The comments suggest that the debate about the ECB's guidance remains open after board members Benoit Coeure and Peter Praet both argued recently that the bank may need to provide an even longer view on the expected path of interest rates beyond an initial hike. [nL8N1W66BW]

The ECB now guides markets for steady rates "through" the summer of 2019, suggesting a move sometime in the final quarter of the year.

"The need for extended forward guidance on monetary policy will also diminish, once inflation has reached sufficient progress towards the price stability objective," Rehn, also the Governor of Finland's central bank, said in a statement.

"As it stands, financial market expectations concerning the timing of the first interest rate rise are consistent with the Governing Council's statements," Rehn added.

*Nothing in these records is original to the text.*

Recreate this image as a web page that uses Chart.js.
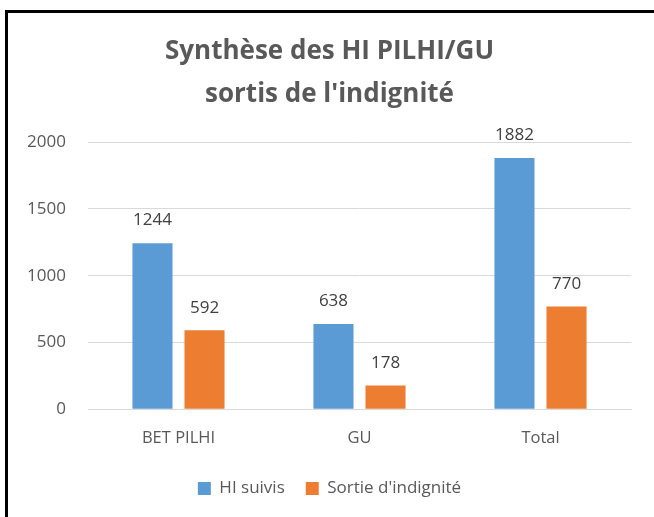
<!DOCTYPE html>
<html lang="fr">
<head>
    <meta charset="UTF-8">
    <title>Synthèse des HI PILHI/GU</title>
    <script src="https://cdn.jsdelivr.net/npm/chart.js"></script>
    <style>
        html, body {
            margin: 0;
            padding: 0;
            overflow: hidden;
            background: #fff;
        }
        #wrap {
            position: absolute;
            left: 0;
            top: 0;
            width: 654px;
            height: 517px;
        }
        #frame {
            position: absolute;
            left: 5px;
            top: 10px;
            width: 700px;
            height: 600px;
            border-left: 3px solid #000;
            border-top: 3px solid #000;
            pointer-events: none;
        }
    </style>
</head>
<body>
    <div id="wrap"><canvas id="chart" width="654" height="517"></canvas></div>
    <div id="frame"></div>
    <script>
        // données
        const categories = ['BET PILHI', 'GU', 'Total'];
        const hiSuivis = [1244, 638, 1882];
        const sortieIndignite = [592, 178, 770];
        const yTicks = [0, 500, 1000, 1500, 2000];

        const fontFamily = '"Open Sans", sans-serif';

        // valeurs au-dessus des barres
        const valueLabels = {
            id: 'valueLabels',
            afterDatasetsDraw(chart) {
                const ctx = chart.ctx;
                ctx.save();
                ctx.font = '17px ' + fontFamily;
                ctx.fillStyle = '#404040';
                ctx.textAlign = 'center';
                ctx.textBaseline = 'bottom';
                chart.data.datasets.forEach((ds, i) => {
                    chart.getDatasetMeta(i).data.forEach((bar, j) => {
                        ctx.fillText(ds.data[j], bar.x, bar.y - 14);
                    });
                });
                ctx.restore();
            }
        };

        new Chart(document.getElementById('chart'), {
            type: 'bar',
            data: {
                labels: categories,
                datasets: [{
                    label: 'HI suivis',
                    data: hiSuivis,
                    backgroundColor: '#5B9BD5'
                }, {
                    label: "Sortie d'indignité",
                    data: sortieIndignite,
                    backgroundColor: '#ED7D31'
                }]
            },
            options: {
                responsive: false,
                animation: false,
                layout: {
                    padding: { left: 28, right: 23, top: 31, bottom: 10 }
                },
                datasets: {
                    bar: {
                        categoryPercentage: 0.575,
                        barPercentage: 0.77
                    }
                },
                plugins: {
                    title: {
                        display: true,
                        text: ['Synthèse des HI PILHI/GU', "sortis de l'indignité"],
                        color: '#595959',
                        font: { family: fontFamily, size: 26, weight: 'bold', lineHeight: 1.62 },
                        padding: { top: 0, bottom: 27 }
                    },
                    legend: {
                        position: 'bottom',
                        labels: {
                            color: '#595959',
                            font: { family: fontFamily, size: 17 },
                            boxWidth: 13,
                            boxHeight: 13,
                            padding: 21
                        }
                    },
                    tooltip: { enabled: false }
                },
                scales: {
                    x: {
                        grid: { display: false },
                        border: { color: '#d9d9d9' },
                        ticks: {
                            color: '#595959',
                            font: { family: fontFamily, size: 16.5 },
                            padding: 11
                        }
                    },
                    y: {
                        min: 0,
                        max: 2000,
                        afterBuildTicks(axis) {
                            axis.ticks = yTicks.map(v => ({ value: v }));
                        },
                        afterFit(axis) {
                            axis.width = 60;
                        },
                        grid: { color: '#d9d9d9', drawTicks: false },
                        border: { display: false },
                        ticks: {
                            color: '#595959',
                            font: { family: fontFamily, size: 17 },
                            padding: 22,
                            callback: v => String(v)
                        }
                    }
                }
            },
            plugins: [valueLabels]
        });
    </script>
</body>
</html>
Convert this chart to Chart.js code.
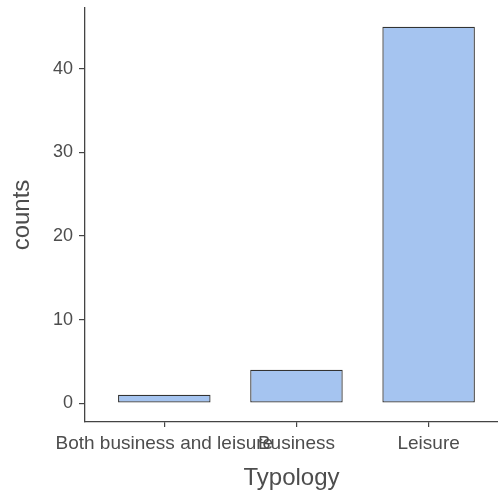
<!DOCTYPE html>
<html>
<head>
<meta charset="utf-8">
<script src="https://cdn.jsdelivr.net/npm/chart.js@4/dist/chart.umd.min.js"></script>
<style>
  html, body { margin: 0; padding: 0; background: #fff; }
  #wrap { width: 498px; height: 496px; }
</style>
</head>
<body>
<div id="wrap"><canvas id="chart"></canvas></div>
<script>
  const categories = ['Both business and leisure', 'Business', 'Leisure'];
  const counts = [1, 4, 45];
  const yTicks = [0, 10, 20, 30, 40];

  const axisColor = '#444';
  const labelColor = '#4d4d4d';
  const font = 'Liberation Sans, Arial, sans-serif';

  // bars sit at x = 1, 2, 3 on a linear axis so the ggplot-like expansion can be matched
  const points = counts.map((v, i) => ({ x: i + 1, y: v }));

  new Chart(document.getElementById('chart'), {
    type: 'bar',
    data: {
      datasets: [{
        data: points,
        backgroundColor: '#a5c4f0',
        borderColor: '#333',
        borderWidth: 1.3,
        borderSkipped: false,
        categoryPercentage: 1,
        barPercentage: 0.7,
      }],
    },
    options: {
      responsive: true,
      maintainAspectRatio: false,
      animation: false,
      layout: { padding: { top: 8, right: 0, left: 0, bottom: 0 } },
      plugins: { legend: { display: false }, tooltip: { enabled: false } },
      scales: {
        x: {
          type: 'linear',
          offset: false,
          min: 0.4,
          max: 3.525,
          afterBuildTicks: (s) => { s.ticks = categories.map((c, i) => ({ value: i + 1 })); },
          afterFit: (s) => { s.height = 74; s.paddingLeft = 0; s.paddingRight = 0; },
          ticks: {
            autoSkip: false,
            maxRotation: 0,
            color: labelColor,
            font: { family: font, size: 19 },
            padding: 5,
            callback: (v) => categories[v - 1],
          },
          grid: { offset: false, drawOnChartArea: false, tickLength: 5, color: axisColor, lineWidth: 1.2 },
          border: { color: axisColor, width: 1.3 },
          title: {
            display: true,
            text: 'Typology',
            color: labelColor,
            font: { family: font, size: 24 },
            padding: { top: 4, bottom: 3 },
          },
        },
        y: {
          min: -2.25,
          max: 47.25,
          afterBuildTicks: (s) => { s.ticks = yTicks.map((v) => ({ value: v })); },
          afterFit: (s) => { s.width = 85; s.paddingTop = 0; s.paddingBottom = 0; },
          ticks: {
            color: labelColor,
            font: { family: font, size: 18 },
            padding: 6,
          },
          grid: { drawOnChartArea: false, tickLength: 6, color: axisColor, lineWidth: 1.2 },
          border: { color: axisColor, width: 1.3 },
          title: {
            display: true,
            text: 'counts',
            color: labelColor,
            font: { family: font, size: 24 },
            padding: { top: 8, bottom: 2 },
          },
        },
      },
    },
  });
</script>
</body>
</html>
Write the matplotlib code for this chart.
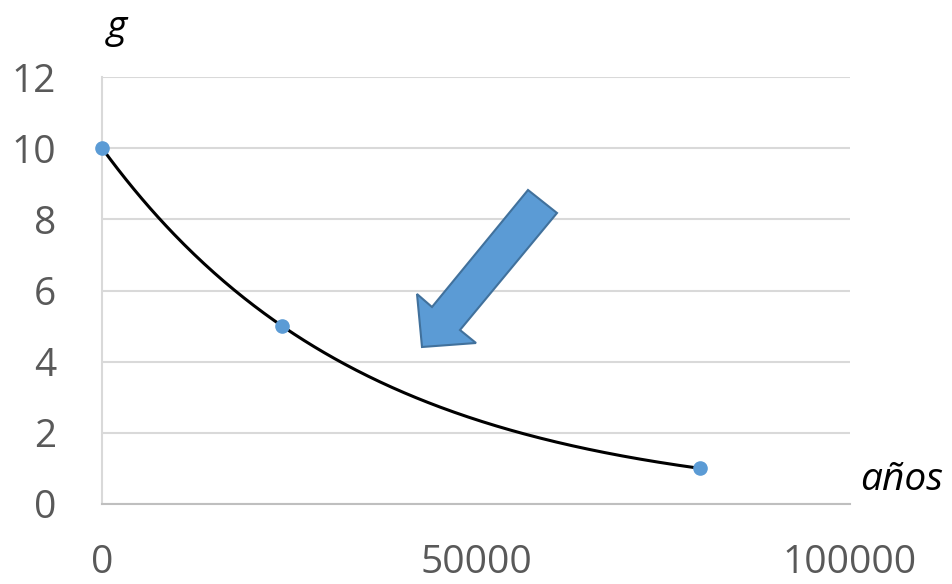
import matplotlib
matplotlib.use("Agg")
import matplotlib.pyplot as plt
import numpy as np
from matplotlib.patches import Polygon

plt.rcParams["font.family"] = ["Open Sans", "DejaVu Sans"]

# data
anos = [0, 24100, 80000]
gramos = [10, 5, 1]
x_ticks = [0, 50000, 100000]
y_ticks = [0, 2, 4, 6, 8, 10, 12]

W, H = 953, 584
fig = plt.figure(figsize=(W / 100, H / 100), dpi=100)
ax = fig.add_axes([102 / W, 1 - 504 / H, (850 - 102) / W, (504 - 77) / H])

# exponential trendline through the points (as in the spreadsheet)
b, lna = np.polyfit(anos, np.log(gramos), 1)
xs = np.linspace(min(anos), max(anos), 300)
ax.plot(xs, np.exp(lna) * np.exp(b * xs), color="black", lw=2.2, zorder=3)
ax.plot(anos, gramos, "o", color="#5B9BD5", ms=9.5, zorder=4, clip_on=False)

ax.set_xlim(0, 100000)
ax.set_ylim(0, 12)
ax.set_xticks(x_ticks)
ax.set_yticks(y_ticks)
ax.tick_params(axis="both", length=0, labelsize=28, labelcolor="#595959")
ax.tick_params(axis="x", pad=29)
ax.tick_params(axis="y", pad=33)
ax.yaxis.grid(True, color="#D9D9D9", lw=1.5)
ax.set_axisbelow(True)
for s in ["top", "right"]:
    ax.spines[s].set_visible(False)
ax.spines["left"].set_color("#D9D9D9")
ax.spines["left"].set_linewidth(1.5)
ax.spines["bottom"].set_color("#BFBFBF")
ax.spines["bottom"].set_linewidth(1.5)

fig.text(117 / W, 1 - 28 / H, "g", fontsize=28, style="italic", ha="center", va="center")
fig.text(902 / W, 1 - 480 / H, "años", fontsize=28, style="italic", ha="center", va="center")

# block arrow
pts = [(528, 190), (557, 213), (460, 330), (476, 343), (422, 347), (417, 294), (432, 307)]
arrow = Polygon([(px / W, 1 - py / H) for px, py in pts], closed=True,
                facecolor="#5B9BD5", edgecolor="#41719C", lw=1.5, transform=fig.transFigure)
fig.add_artist(arrow)

fig.savefig("out.png", dpi=100)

The ECB targets inflation at just below 2 percent and does not expect to hit this level before the end of the decade as the currency bloc is still struggling to absorb economic slack.

Steering market expectations has been a key challenge for central banks across the world since the start of the financial crisis in 2008 as policymakers battled a lending freeze and fears of an unprecedented depression.

The ECB expects rates to rise only very slowly and a longer-term guidance could stop investors from pricing in more aggressive moves and keep borrowing conditions low for longer.

After years of aggressive stimulus, the ECB has been preparing investors for the end of its 2.6 trillion-euro (£2.3 trillion) bond-buying programme in December and for the first interest rate increase since 2011 sometime after the summer of next year.